Demirağ, 2016 yılının en büyük özelleştirmesi olan Türkiye Petrolleri’nde Genel Müdür ve Yönetim Kurulu üyesi olarak görev aldıktan sonra Aydem ve Gediz Elektrik Şirketleri Genel Müdürlüğü görevini üstlendi.

Çağdaş Demirağ kimdir?

Lisans öncesi öğrenimini TED Ankara Koleji’nde tamamlayan Demirağ, Bilkent Üniversitesi Ekonomi Bölümü mezunudur.

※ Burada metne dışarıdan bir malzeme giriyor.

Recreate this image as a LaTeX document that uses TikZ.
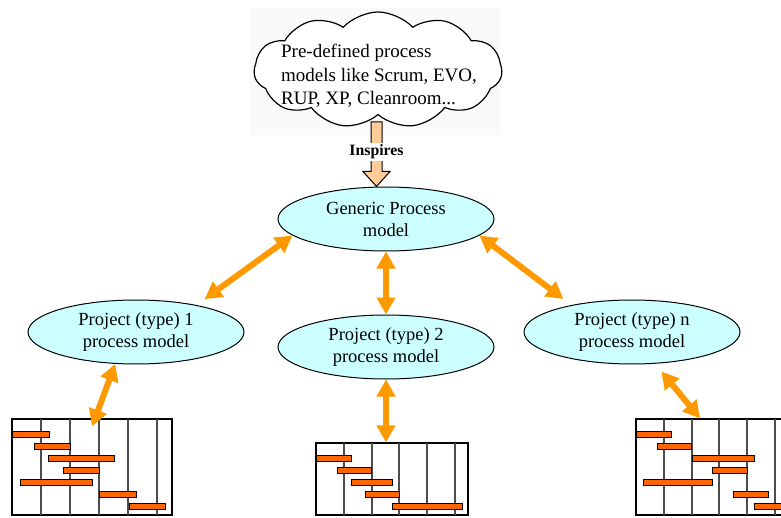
\documentclass[tikz,border=0pt]{standalone}
\usepackage{fontspec}
\setmainfont{Liberation Serif}
\usetikzlibrary{shapes.geometric,shapes.symbols,arrows.meta,calc}

\definecolor{procfill}{HTML}{CCFFFF}
\definecolor{linkor}{HTML}{FF9900}
\definecolor{barfill}{HTML}{FF6600}
\definecolor{inspfill}{HTML}{FFCC99}

\tikzset{
  procmodel/.style={ellipse, draw, line width=0.5pt, fill=procfill,
    minimum width=108pt, minimum height=32pt, inner sep=0pt, align=center,
    font=\fontsize{9.25}{11}\selectfont},
  twoway/.style={draw=linkor, line width=3pt,
    {Triangle[width=9pt,length=8.5pt]}-{Triangle[width=9pt,length=8.5pt]}},
  chartbox/.style={draw, line width=0.6pt, inner sep=0pt},
  gridline/.style={draw=black!70, line width=0.6pt},
  bar/.style={draw, line width=0.5pt, fill=barfill},
}

\begin{document}
\begin{tikzpicture}[x=0.5pt,y=-0.5pt]
\useasboundingbox (0,0) rectangle (781,518);
\clip (0,0) rectangle (781,518);
\fill[black!2] (250,8) rectangle (500,135);

% process models
\node[procmodel] (generic) at (386,219) {Generic Process\\model};
\node[procmodel] (p1) at (136,332) {Project (type) 1\\process model};
\node[procmodel] (p2) at (386,347) {Project (type) 2\\process model};
\node[procmodel] (pn) at (632,332) {Project (type) n\\process model};

% inspires arrow
\coordinate (inspTop) at (376.5,122);
\coordinate (inspTip) at (inspTop |- generic.north);
\draw[line width=0.5pt, fill=inspfill] ($(inspTop)+(-5.5,0)$) -- ($(inspTip)+(-5.5,-15)$)
  -- ($(inspTip)+(-13.5,-15)$) -- (inspTip) -- ($(inspTip)+(13.5,-15)$)
  -- ($(inspTip)+(5.5,-15)$) -- ($(inspTop)+(5.5,0)$) -- cycle;
\node[fill=white, inner sep=1pt, font=\bfseries\fontsize{7.9}{9}\selectfont] (inspires) at (376.5,152) {Inspires};

% cloud
\node[cloud, draw, fill=white, line width=0.6pt, cloud puffs=11, cloud puff arc=95,
  minimum width=124pt, minimum height=58pt, inner sep=0pt] (cloud) at (378,70) {};
\node[font=\fontsize{9.5}{11.75}\selectfont, align=left] (cloudtext) at (379,76)
  {Pre-defined process\\models like Scrum, EVO,\\RUP, XP, Cleanroom...};

% charts
\node[chartbox, minimum width=80pt, minimum height=48pt] (gantt1) at (92,467) {};
\foreach \x in {41,70,99,128,157}
  \draw[gridline] (\x,419) -- (\x,515);
\foreach \a/\b/\y in {12/49/431,34/70/443,48/114/455,63/99/467,20/92/479,99/136/491,129/165/503}
  \draw[bar] (\a,\y) rectangle (\b,\y+6);
\node[chartbox, minimum width=76pt, minimum height=36pt] (gantt2) at (392,479) {};
\foreach \x in {344,372,399,427,455}
  \draw[gridline] (\x,443) -- (\x,515);
\foreach \a/\b/\y in {316/351/455,337/371/467,351/392/479,365/399/491,392/462/503}
  \draw[bar] (\a,\y) rectangle (\b,\y+6);
\node[chartbox, minimum width=80pt, minimum height=48pt] (ganttn) at (716,467) {};
\foreach \x in {664,692,719,747,775}
  \draw[gridline] (\x,419) -- (\x,515);
\foreach \a/\b/\y in {636/671/431,657/691/443,692/754/455,712/747/467,643/712/479,733/768/491,754/789/503}
  \draw[bar] (\a,\y) rectangle (\b,\y+6);

% links
\draw[twoway, shorten >=5pt] (generic.190) -- (p1.24);
\draw[twoway, shorten >=5pt] (generic.350) -- (pn.156);
\draw[twoway] (generic.south) -- (p2.north);
\draw[twoway] (p1.237) -- ([yshift=-4pt]gantt1.north);
\draw[twoway] (p2.south) -- (p2.south |- gantt2.north);
\draw[twoway, shorten <=5pt] (pn.306) -- ([xshift=-8pt]ganttn.north);
\end{tikzpicture}
\end{document}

Demirağ, evli ve bir kız çocuğu babasıdır.

Gediz Hakkında

Gediz Elektrik Perakende Satış AŞ, Bereket Enerji Grubu'nun bir parçası ve Aydem'in bir kuruluşu olarak, İzmir ve Manisa illerinde 3 milyon müşterisine sürekli ve kaliteli elektrik hizmeti sunmak amacıyla 2013 yılında kurulmuştur.

Müşteri memnuniyeti konusunda kararlı ve öncelikli bir tutuma sahip olarak, adil bir rekabet ortamında enerji piyasasındaki varlığını sağlam adımları ile sürdüren Gediz Elektrik, görevli olduğu bölgede serbest olmayan tüketicilere Perakende Satış Sözleşmesi; bölge gözetmeksizin yurt içindeki tüm serbest tüketicilere ise İkili Anlaşma yolu ile elektrik tedarik hizmeti vermektedir.

Aydem Hakkında

Aydem Elektrik Perakende Satış AŞ, Bereket Enerji Grubu'nun bir parçası olarak Aydın, Denizli, Muğla illerinde 1,9 milyon müşteriye, sürekli ve kaliteli elektrik hizmeti sunmak amacıyla 2008 yılında kurulmuştur.

Aydem, daimi önceliği olan müşteri memnuniyeti odak noktası doğrultusunda, görevli olduğu bölgede serbest olmayan tüketicilere Perakende Satış Sözleşmesi; bölge gözetmeksizin yurt içindeki tüm serbest tüketicilere ise İkili Anlaşma yolu ile elektrik enerjisi tedarik hizmeti vermektedir.